Sitting at the round corner table at Hal & Mal's—his team's Pub Quiz table—I realized that with young men like Earl Fyke IV around, there's reason to hope. This 24-year-old Jackson Prep graduate represents well the gamut of multi-talented 20-somethings, male and female—those grounded in the here and now and, thankfully, still here right now—who will eventually reshape and remake Jackson.
After three months at Ole Miss, Fyke came home in 1998, telling his family he needed a break from school. He's still wrestling with when and if, and maybe even where, to return to school while he runs his successful business.
West End Enterprises is the evolutional result of Fyke's natural curiosity and an innate ability to sell. And there's a familial connection with his great-grandfather Earl Fyke, developer of Mississippi's first shopping center, Westland Plaza, whose business was West End Development. But Fyke IV didn't know that until he showed his card to his folks, telling them he'd named the business for his one-time working and living space, at the west end of Capitol Street—the now-defunct Living Room coffeehouse and its apartment.

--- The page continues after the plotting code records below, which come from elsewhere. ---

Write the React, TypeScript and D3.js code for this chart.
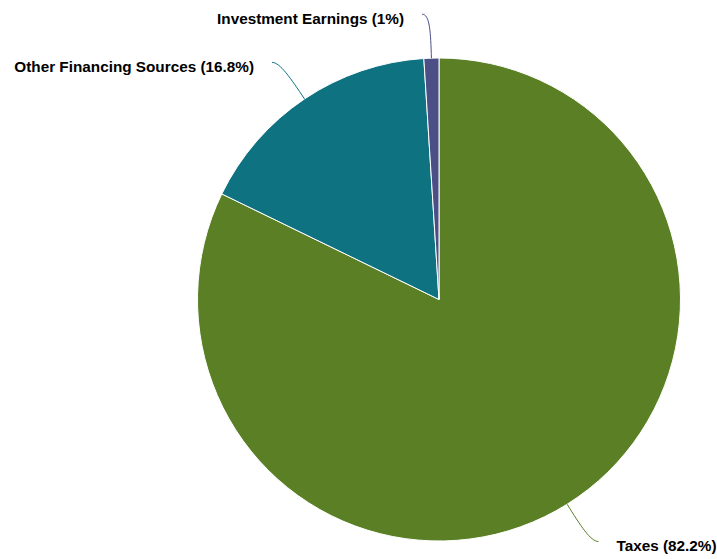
import React from "react";
import * as d3 from "d3";

const categories = ["Taxes", "Other Financing Sources", "Investment Earnings"];
const values = [82.2, 16.8, 1];
const labels = ["Taxes (82.2%)", "Other Financing Sources (16.8%)", "Investment Earnings (1%)"];
const colors = ["#5a7f24", "#0e7281", "#4b4f85"];

const W = 717, H = 559;
const cx = 439, cy = 299.5, R = 241.5;

export default function App() {
  const pie = d3.pie<number>().sort(null).value((d) => d);
  const arcs = pie(values);
  const arc = d3.arc<d3.PieArcDatum<number>>().innerRadius(0).outerRadius(R);
  const pt = (a: number, rr: number): [number, number] => [Math.sin(a) * rr, -Math.cos(a) * rr];

  return (
    <svg width={W} height={H} style={{ position: "absolute", left: 0, top: 0, background: "#fff" }}>
      <g transform={`translate(${cx},${cy})`}>
        {arcs.map((a, i) => (
          <path key={categories[i]} d={arc(a) || ""} fill={colors[i]} stroke="#fff" strokeWidth={1} strokeLinejoin="round" />
        ))}
        {arcs.map((a, i) => {
          const mid = (a.startAngle + a.endAngle) / 2;
          const sign = Math.sin(mid) >= 0 ? 1 : -1;
          const E = pt(mid, R);
          const C1 = pt(mid, R + 25);
          const B = pt(mid, R + 44);
          const L: [number, number] = [B[0] + sign * 8, B[1]];
          const path = `M${E[0]},${E[1]} C${C1[0]},${C1[1]} ${B[0]},${B[1]} ${L[0]},${L[1]}`;
          return (
            <g key={"l" + i}>
              <path d={path} fill="none" stroke={colors[i]} strokeWidth={1} />
              <text
                x={L[0] + sign * 18}
                y={L[1] + 5.5}
                textAnchor={sign > 0 ? "start" : "end"}
                dominantBaseline="middle"
                fontFamily="'Liberation Sans', Arial, sans-serif"
                fontWeight="bold"
                fontSize={15.3}
                fill="#000"
              >
                {labels[i]}
              </text>
            </g>
          );
        })}
      </g>
    </svg>
  );
}
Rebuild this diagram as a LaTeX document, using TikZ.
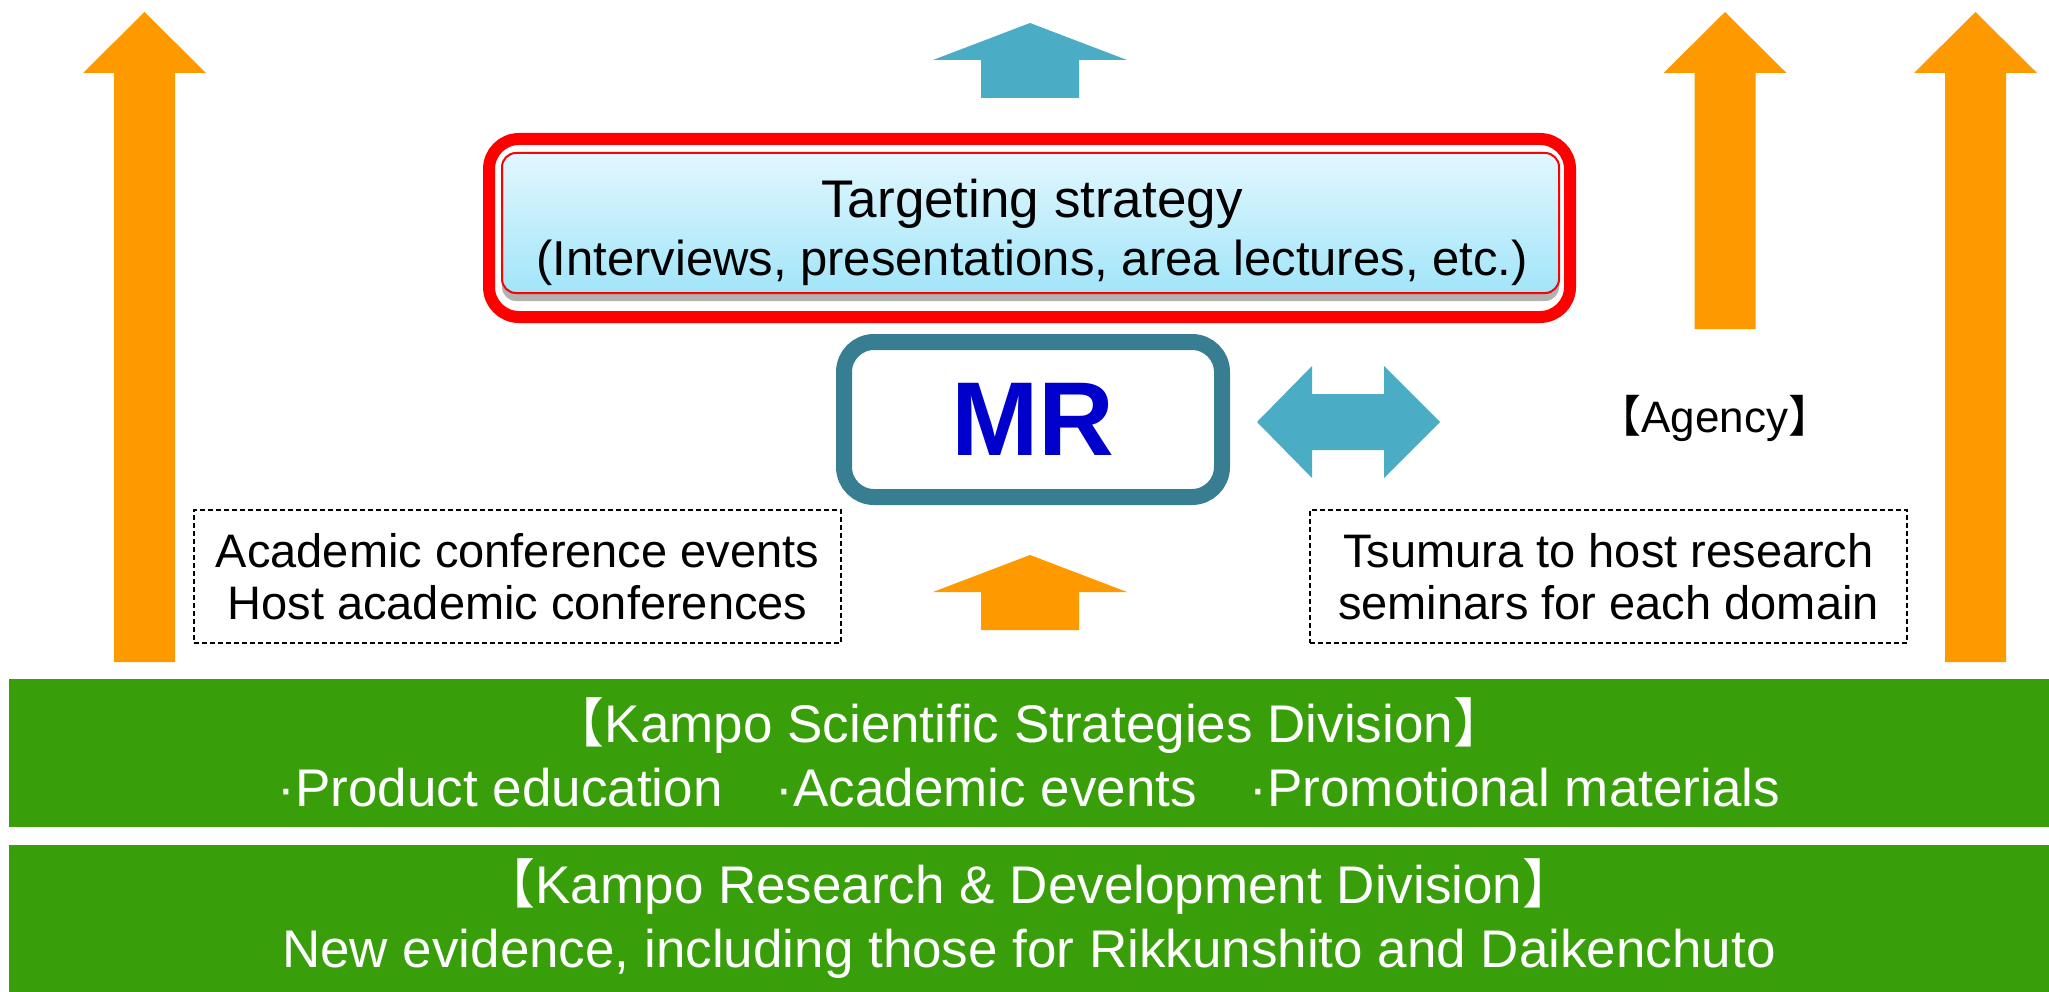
\documentclass[tikz,border=0pt]{standalone}
\usepackage{fontspec}
\setmainfont{Liberation Sans}
\newfontfamily\cjk{Noto Sans CJK JP}
\usetikzlibrary{positioning, shadows}

\definecolor{kgreen}{RGB}{56,158,9}
\definecolor{korange}{RGB}{255,153,0}
\definecolor{kblue}{RGB}{75,172,198}
\definecolor{kteal}{RGB}{55,126,147}
\definecolor{mrblue}{RGB}{0,0,204}
\definecolor{skytop}{RGB}{226,247,254}
\definecolor{skybot}{RGB}{162,229,249}

\newcommand{\lb}{{\cjk 【}}
\newcommand{\rb}{{\cjk 】}}

\begin{document}
\begin{tikzpicture}[x=1pt, y=-1pt,
    divbar/.style={fill=kgreen, text=white, minimum width=2040pt, minimum height=148pt,
                   align=center, font=\fontsize{53}{64}\selectfont},
    notebox/.style={draw, line width=1.5pt, dash pattern=on 5pt off 3pt, align=center,
                    minimum height=133pt, font=\fontsize{47}{52}\selectfont}]
    \useasboundingbox (0,0) rectangle (2049,992);

    % tall orange arrows
    \foreach \cx/\by in {144.5/662, 1725/329, 1975.5/662}
        \fill[korange] (\cx,12) -- ({\cx+61.5},73) -- ({\cx+30.5},73) -- ({\cx+30.5},\by)
                       -- ({\cx-30.5},\by) -- ({\cx-30.5},73) -- ({\cx-61.5},73) -- cycle;
    % short arrows above the strategy box and below MR
    \foreach \ty/\col in {23/kblue, 555/korange}
        \fill[\col] (1030,\ty) -- (1127,{\ty+37}) -- (1079,{\ty+37}) -- (1079,{\ty+75})
                    -- (981,{\ty+75}) -- (981,{\ty+37}) -- (933,{\ty+37}) -- cycle;

    % strategy box
    \node[draw=red, line width=12pt, rounded corners=30pt, minimum width=1081pt,
          minimum height=178pt] (frame) at (1029.5,228) {};
    \node[draw=red, line width=2pt, rounded corners=14pt, top color=skytop, bottom color=skybot,
          drop shadow={shadow xshift=0pt, shadow yshift=-8pt, fill=gray!60, opacity=1},
          minimum width=1057pt, minimum height=140pt] (target) at (1030.5,223) {};
    \node[align=center, font=\fontsize{53}{58}\selectfont] (targettext) at (1032,232)
          {Targeting strategy\\ {\fontsize{49}{58}\selectfont (Interviews, presentations, area lectures, etc.)}};

    % MR and agency
    \node[draw=kteal, line width=16pt, rounded corners=30pt, minimum width=378pt,
          minimum height=155pt, text=mrblue, font=\fontsize{105}{110}\selectfont\bfseries]
          (mr) at (1033,419.5) {MR};
    \fill[kblue] (1257,422) -- (1312,366) -- (1312,394) -- (1384,394) -- (1384,366)
                 -- (1440,422) -- (1384,478) -- (1384,450) -- (1312,450) -- (1312,478) -- cycle;
    \node[font=\fontsize{44}{50}\selectfont] (agency) at (1715,418) {\lb Agency\rb};

    % dashed notes
    \node[notebox, minimum width=647pt] (conf) at (517.5,576.5)
          {Academic conference events\\ Host academic conferences};
    \node[notebox, minimum width=597pt] (sem) at (1608.5,576.5)
          {Tsumura to host research\\ seminars for each domain};

    % divisions
    \node[divbar] (kssd) at (1029,752.5)
          {\lb Kampo Scientific Strategies Division\rb\\
           ·Product education\quad ·Academic events\quad ·Promotional materials};
    \node[divbar] (krdd) at (1029,918.5)
          {\lb Kampo Research \& Development Division\rb\\
           New evidence, including those for Rikkunshito and Daikenchuto};
\end{tikzpicture}
\end{document}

Fyke started successfully selling in elementary school, stuff like Jackson Mets' tickets. "I won a trip to New York to see the Mets play when I was 12, maybe," Fyke told me. Today, he sells restaurant equipment, shipping to every state and Canada. "Some of these Hobart dough mixers weigh over 1,000 pounds," he added. A shipping broker's Internet-based software allows him to find the 18-wheeler with the best quote.
His curiosity about government surplus auctions led Fyke from his first buy, an art gallery liquidation, to his first pallet bought at a Mississippi Department of Surplus auction through four mini-storage units to a 6,000 square-foot warehouse, complete with forklifts. All the while, he worked as an art and commercial photographer and a production assistant on projects like Mississippian Tom Rice's movie "The Rising Place" and TV's "Trading Spaces."
West End Enterprises, mainly eBay-based, physically takes him from auction to auction. "My job is like a treasure hunt—I'm always out there looking for a good deal, whatever I can buy and sell … it's one big shopping spree, too." And he's met others across the country who feel the same way—friends now—a unique sub-culture nicknamed the Mixer Mafia. In time, he has found this adage to be true: You don't make it at the sell, you make it at the buy.